Dans la lumière dorée du Zamalek, la galerie Dai a ouvert ses portes dimanche soir sur un voyage singulier : celui du professeur et plasticien Réda Abdel Salam, intitulé « Mon périple entre expérimentation et renouveau ». Un demi-siècle de création condensé en un mois d’exposition, où se pressaient générations confondues d’artistes et d’étudiants des Beaux-Arts, venus rendre hommage à un maître de la métamorphose.
L’assistance était à l’image de l’œuvre : éclectique et riche. L’ambassadeur Hazem Ramadan, ancien consul général d’Égypte à Djeddah, accompagné de son épouse, l’artiste Dr. Nevine Darwich ; l’artiste Ibtissam Zaki Abdel Rahman, épouse de l’ambassadeur Oussama El-Achiri ; Tarek El-Koumi, syndic des plasticiens ; le Dr. Issam Heles, président de l’Union des plasticiens palestiniens ; et une constellation de grands noms de l’art égyptien — Sami El-Balachi, Salah Hammad, Ahmed El-Gnayni, Safia El-Kabbani, Walid Obeid, parmi tant d’autres.
La philosophie du déchet noble
Le critique d’art Hicham Kandil, dans une analyse pénétrante, saisit l’essence de cette œuvre protéiforme : « Celui qui suit le parcours de Réda Abdel Salam découvre aisément une trajectoire en perpétuel renouvellement, qui croît comme un organisme vivant, ouverte au nouveau, tout en enrichissant continuellement son patrimoine plastique au contact du réel contemporain. »
Car c’est là toute la singularité d’Abdel Salam : il ne répète jamais. Ses toiles respirent, évoluent, se nourrissent des souvenirs de son enfance à Suez la vaillante, de cette ville portuaire où la mer et l’industrie tissent des histoires de labeur et de rêve. Loin de tout discours tonitruant, il construit une esthétique du murmure, où l’environnement et la nature deviennent prétextes à des compositions d’une beauté magnétique.

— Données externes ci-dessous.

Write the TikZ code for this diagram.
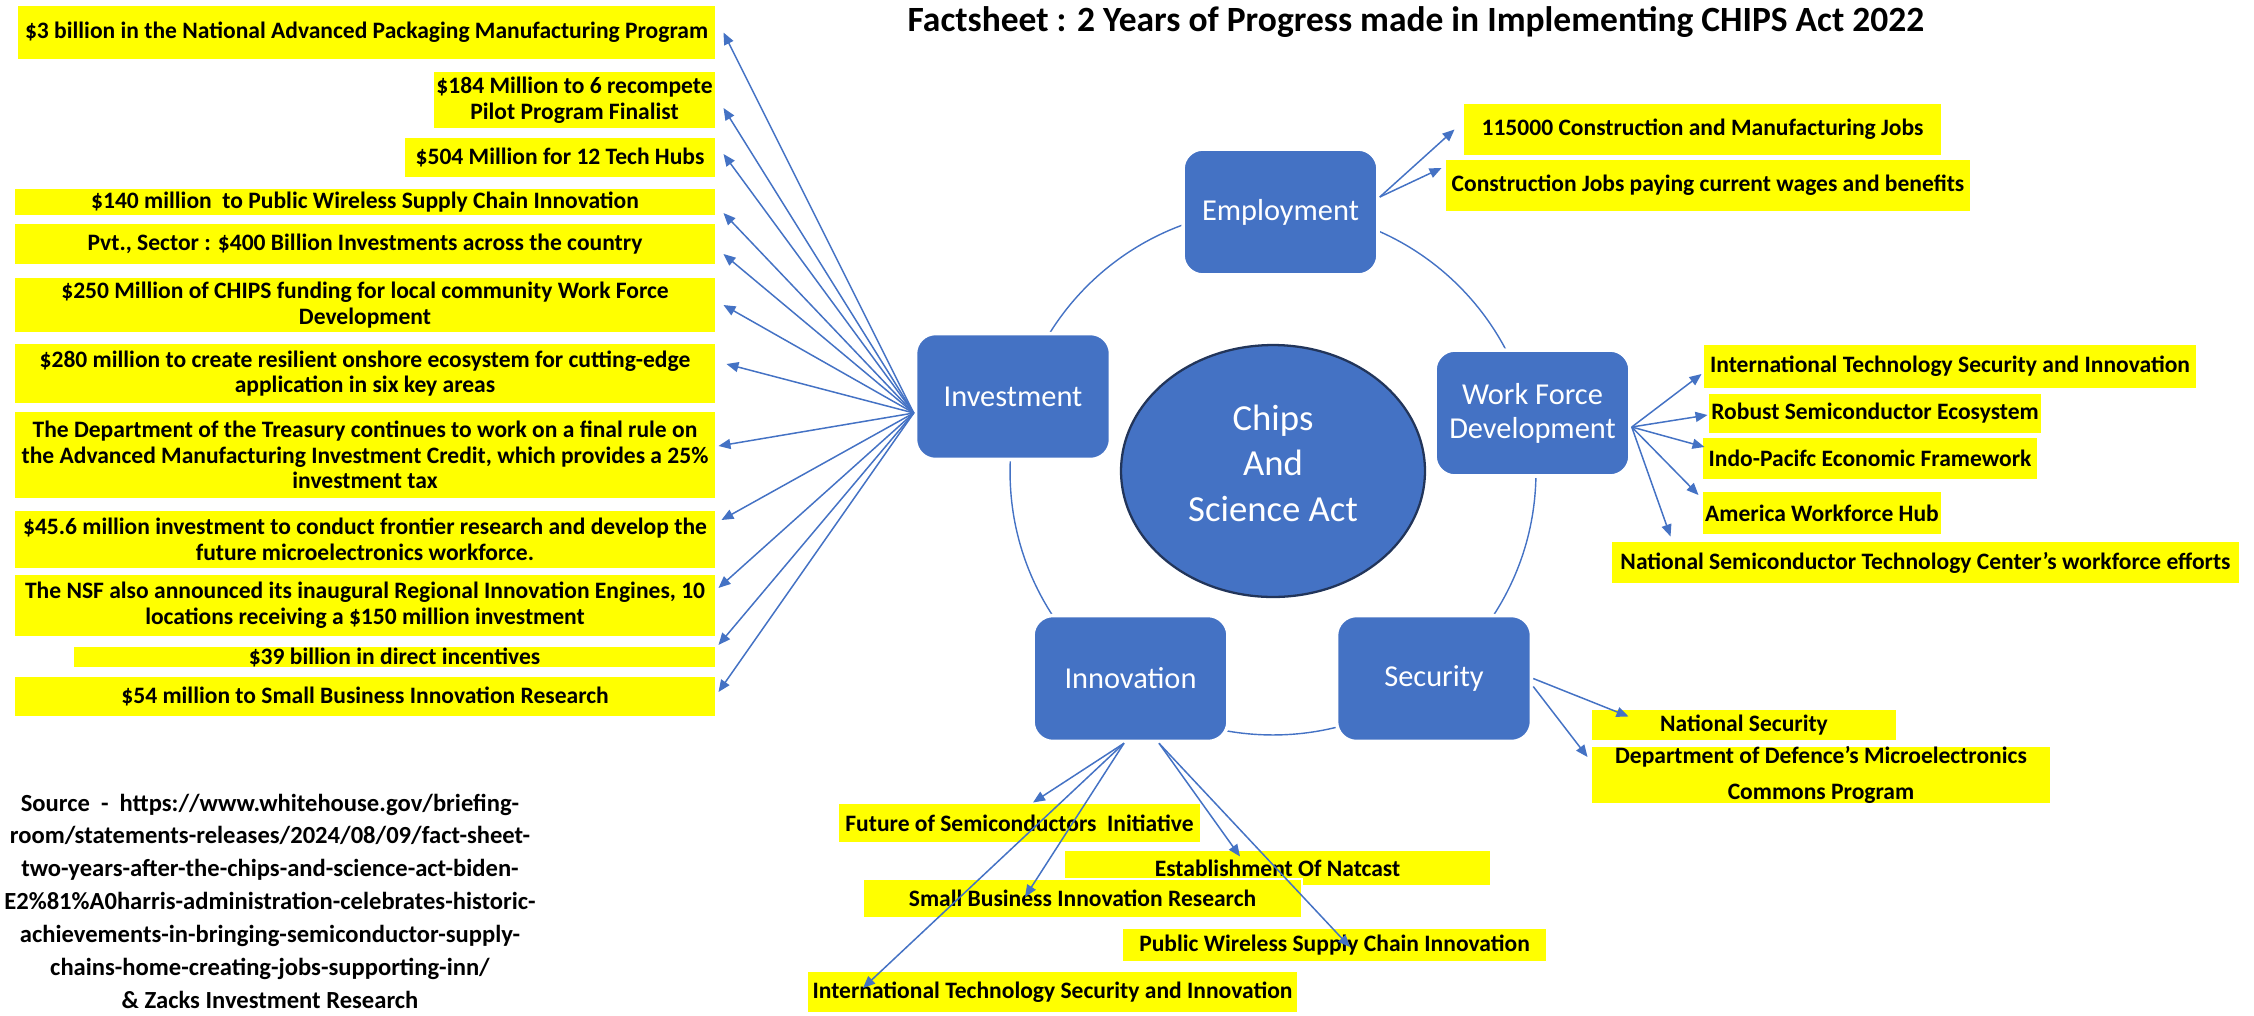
\documentclass[tikz,border=0pt]{standalone}
\usepackage{fontspec}
\setmainfont{Carlito}
\usetikzlibrary{arrows.meta,shapes.geometric}
\definecolor{boxblue}{HTML}{4472C4}
\definecolor{ringblue}{HTML}{4472C4}
\definecolor{hilite}{HTML}{FFFF00}
\definecolor{rimdark}{HTML}{22355A}

\begin{document}
\begin{tikzpicture}[x=0.02cm, y=-0.02cm,
        fact/.style={fill=hilite, draw=white, line width=0.6pt, inner sep=0pt, align=center,
            font=\bfseries\fontsize{13.4}{14.6}\selectfont},
        topic/.style={rounded corners=0.4cm, fill=boxblue, draw=white, line width=2pt, inner sep=0pt,
            text=white, align=center, font=\fontsize{17.3}{19.3}\selectfont,
            minimum width=3.9cm, minimum height=2.52cm},
        feed/.style={draw=ringblue, line width=0.85pt, -{Triangle[length=0.24cm, width=0.2cm]}},
        ring/.style={draw=ringblue, line width=0.8pt}]

        \useasboundingbox (0, 0) rectangle (2254, 1015);

        \node[font=\bfseries\fontsize{20.2}{22}\selectfont] (title) at(1416, 22){Factsheet : 2 Years of Progress made in Implementing CHIPS Act 2022};

        % cycle
        \draw[ring](1273, 472) circle[radius=5.26cm];
        \node[topic] (emp) at(1280.5, 212){Employment};
        \node[topic] (inv) at(1013, 396.5){Investment};
        \node[topic] (wfd) at(1532.5, 413){Work Force\\Development};
        \node[topic] (inn) at(1130.5, 678.5){Innovation};
        \node[topic] (sec) at(1434, 678.5){Security};
        \node[ellipse, fill=boxblue, draw=rimdark, line width=1.3pt, inner sep=0pt, text depth=0.32cm,
            minimum width=6.08cm, minimum height=5.04cm, text=white, align=center,
            font=\fontsize{20.9}{25.8}\selectfont] (chips) at(1273, 471){Chips\\And\\Science Act};

        % investment
        \node[fact, minimum width=13.98cm, minimum height=1.10cm] (b1) at(366.5, 32.5){\$3 billion in the National Advanced Packaging Manufacturing Program};
        \node[fact, minimum width=5.66cm, minimum height=1.16cm] (b2) at(574.5, 100){\$184 Million to 6 recompete\\Pilot Program Finalist};
        \node[fact, minimum width=6.24cm, minimum height=0.82cm] (b3) at(560, 157.5){\$504 Million for 12 Tech Hubs};
        \node[fact, minimum width=14.04cm, minimum height=0.56cm] (b4) at(365, 202){\$140 million~ to Public Wireless Supply Chain Innovation};
        \node[fact, minimum width=14.04cm, minimum height=0.84cm] (b5) at(365, 244){Pvt., Sector : \$400 Billion Investments across the country};
        \node[fact, minimum width=14.04cm, minimum height=1.12cm] (b6) at(365, 305){\$250 Million of CHIPS funding for local community Work Force\\Development};
        \node[fact, minimum width=14.04cm, minimum height=1.22cm] (b7) at(365, 373.5){\$280 million to create resilient onshore ecosystem for cutting-edge\\application in six key areas};
        \node[fact, minimum width=14.04cm, minimum height=1.76cm] (b8) at(365, 455){The Department of the Treasury continues to work on a final rule on\\the Advanced Manufacturing Investment Credit, which provides a 25\%\\investment tax};
        \node[fact, minimum width=14.04cm, minimum height=1.18cm] (b9) at(365, 539.5){\$45.6 million investment to conduct frontier research and develop the\\future microelectronics workforce.};
        \node[fact, minimum width=14.04cm, minimum height=1.26cm] (b10) at(365, 605.5){The NSF also announced its inaugural Regional Innovation Engines, 10\\locations receiving a \$150 million investment};
        \node[fact, minimum width=12.86cm, minimum height=0.44cm] (b11) at(394.5, 657){\$39 billion in direct incentives};
        \node[fact, minimum width=14.04cm, minimum height=0.82cm] (b12) at(365, 696.5){\$54 million to Small Business Innovation Research};

        % employment
        \node[fact, minimum width=9.58cm, minimum height=1.06cm] (e1) at(1702.5, 129.5){115000 Construction and Manufacturing Jobs};
        \node[fact, minimum width=10.52cm, minimum height=1.06cm] (e2) at(1708, 185.5){Construction Jobs paying current wages and benefits};

        % work force
        \node[fact, minimum width=9.88cm, minimum height=0.9cm] (w1) at(1950, 366.5){International Technology Security and Innovation};
        \node[fact, minimum width=6.68cm, minimum height=0.82cm] (w2) at(1875, 413.5){Robust Semiconductor Ecosystem};
        \node[fact, minimum width=6.72cm, minimum height=0.86cm] (w3) at(1870, 458.5){Indo-Pacifc Economic Framework};
        \node[fact, minimum width=4.8cm, minimum height=0.88cm] (w4) at(1822, 513){America Workforce Hub};
        \node[fact, minimum width=12.58cm, minimum height=0.86cm] (w5) at(1925.5, 562.5){National Semiconductor Technology Center's workforce efforts};

        % security
        \node[fact, minimum width=6.12cm, minimum height=0.64cm] (s1) at(1744, 725){National Security};
        \node[fact, minimum width=9.2cm, minimum height=1.16cm, font=\bfseries\fontsize{13.4}{20.4}\selectfont] (s2) at(1821, 775){Department of Defence's Microelectronics\\Commons Program};

        % innovation
        \node[fact, minimum width=7.26cm, minimum height=0.8cm] (i1) at(1019.5, 823){Future of Semiconductors~ Initiative};
        \node[fact, minimum width=8.54cm, minimum height=0.72cm] (i2) at(1277.5, 868){Establishment Of Natcast};
        \node[fact, minimum width=8.78cm, minimum height=0.78cm] (i3) at(1082.5, 898.5){Small Business Innovation Research};
        \node[fact, minimum width=8.5cm, minimum height=0.68cm] (i4) at(1334.5, 945){Public Wireless Supply Chain Innovation};
        \node[fact, minimum width=9.82cm, minimum height=0.84cm] (i5) at(1052.5, 992){International Technology Security and Innovation};

        \node[align=center, font=\bfseries\fontsize{14}{18.7}\selectfont] (src) at(270, 901){Source~ -~ https://www.whitehouse.gov/briefing-\\room/statements-releases/2024/08/09/fact-sheet-\\two-years-after-the-chips-and-science-act-biden-\\E2\%81\%A0harris-administration-celebrates-historic-\\achievements-in-bringing-semiconductor-supply-\\chains-home-creating-jobs-supporting-inn/\\\& Zacks Investment Research};

        % connectors
        \coordinate (invhub) at ([yshift=-0.33cm]inv.west);
        \draw[feed](invhub) to ([xshift=0.14cm]b1.east);
        \draw[feed](invhub) to ([xshift=0.14cm, yshift=-0.16cm]b2.east);
        \draw[feed](invhub) to ([xshift=0.14cm, yshift=0.07cm]b3.east);
        \draw[feed](invhub) to ([xshift=0.14cm, yshift=-0.22cm]b4.east);
        \draw[feed](invhub) to ([xshift=0.14cm, yshift=-0.2cm]b5.east);
        \draw[feed](invhub) to ([xshift=0.14cm]b6.east);
        \draw[feed](invhub) to ([xshift=0.2cm, yshift=0.19cm]b7.east);
        \draw[feed](invhub) to ([xshift=0.04cm, yshift=0.18cm]b8.east);
        \draw[feed](invhub) to ([xshift=0.1cm, yshift=0.39cm]b9.east);
        \draw[feed](invhub) to ([xshift=0.04cm, yshift=0.35cm]b10.east);
        \draw[feed](invhub) to ([xshift=0.04cm, yshift=0.24cm]b11.east);
        \draw[feed](invhub) to ([xshift=0.04cm, yshift=0.09cm]b12.east);

        \coordinate (emphub) at ([yshift=0.3cm]emp.east);
        \draw[feed](emphub) to ([xshift=-0.16cm]e1.west);
        \draw[feed](emphub) to ([xshift=-0.06cm, yshift=0.35cm]e2.west);

        \coordinate (wfdhub) at ([yshift=-0.28cm]wfd.east);
        \draw[feed](wfdhub) to ([xshift=-0.02cm, yshift=-0.15cm]w1.west);
        \draw[feed](wfdhub) to ([yshift=-0.03cm]w2.west);
        \draw[feed](wfdhub) to ([xshift=0.06cm, yshift=0.23cm]w3.west);
        \draw[feed](wfdhub) to ([xshift=-0.06cm, yshift=0.36cm]w4.west);
        \draw[feed](wfdhub) to ([xshift=1.2cm, yshift=0.08cm]w5.north west);

        \draw[feed](sec.east) to ([xshift=0.76cm, yshift=-0.16cm]s1.north west);
        \draw[feed]([yshift=-0.16cm]sec.east) to ([xshift=-0.06cm, yshift=0.36cm]s2.west);

        \coordinate (innhubA) at ([xshift=-0.13cm]inn.south);
        \coordinate (innhubB) at ([xshift=0.57cm]inn.south);
        \draw[feed](innhubA) to ([xshift=0.27cm]i1.north);
        \draw[feed](innhubB) to ([xshift=-0.75cm, yshift=-0.14cm]i2.north);
        \draw[feed](innhubA) to ([xshift=-1.15cm, yshift=0.03cm]i3.center);
        \draw[feed](innhubB) to ([xshift=0.31cm, yshift=-0.04cm]i4.center);
        \draw[feed](innhubA) to ([xshift=-3.79cm, yshift=0.08cm]i5.center);

    \end{tikzpicture}
\end{document}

L’art du recyclage mémoriel
« Réda Abdel Salam recycle la mémoire elle-même », poursuit Kandil avec justesse. Cette mémoire devient une arme créatrice qui dynamite le présent pour se projeter vers l’avenir. Sous ses mains expertes, les objets délaissés, les toiles abandonnées, les rebuts du quotidien se métamorphosent. Ce qui était condamné à l’oubli retrouve une seconde vie, chargée d’une énergie esthétique et d’une conscience écologique.
L’artiste ne se contente pas de juxtaposer des matériaux hétéroclites. Il les déconstruit, les réinvente, crée des architectures visuelles inédites où le réel se désagrège pour renaître dans une syntaxe nouvelle. Du prosaïque au poétique, du banal au sublime, il trace un chemin où « l’inutile » devient vibrant de sens et de beauté.
Entre audace formelle et fidélité à soi
Ses compositions marient l’audace des agencements à une palette chromatique variée, puisant dans le répertoire visuel et populaire égyptien pour le transformer en visions oniriques imprégnées de mouvement et de suggestions. « Provoquer l’étonnement demeure l’une des caractéristiques majeures de Réda Abdel Salam », souligne le critique, qui voit en lui un pionnier ayant découvert de nouvelles dimensions pour la toile, passant du discours didactique au langage du rêve et de la stupéfaction.
Et pourtant, malgré cette soif d’innovation, ses œuvres demeurent immédiatement reconnaissables. « Quels que soient sa rébellion et son renouvellement, les créations de Réda Abdel Salam resteront éclatantes et impossibles à confondre, pour une raison unique et légitime : elles portent simultanément sa fécondité et sa singularité. »
L’art comme responsabilité
Pour l’artiste lui-même, la démarche dépasse le geste esthétique : « L’art n’est plus simplement un moyen d’expression esthétique, il est devenu une responsabilité envers l’environnement et la société. » Cette philosophie l’amène à transformer ce qui n’a « aucune valeur » en œuvres palpitantes de vie et de signification, alliant la maîtrise de l’artisan à la conscience de la durabilité.
De 11 heures du matin à 21 heures, rue Hassan Assem au Zamalek, jusqu’à la fin du mois, le public pourra se laisser emporter par cette expérience visuelle qui redéfinit les rapports entre beauté et environnement dans l’art égyptien contemporain. Une invitation à voir autrement, à comprendre que dans les fragments du monde, se cache peut-être l’âme même de notre temps.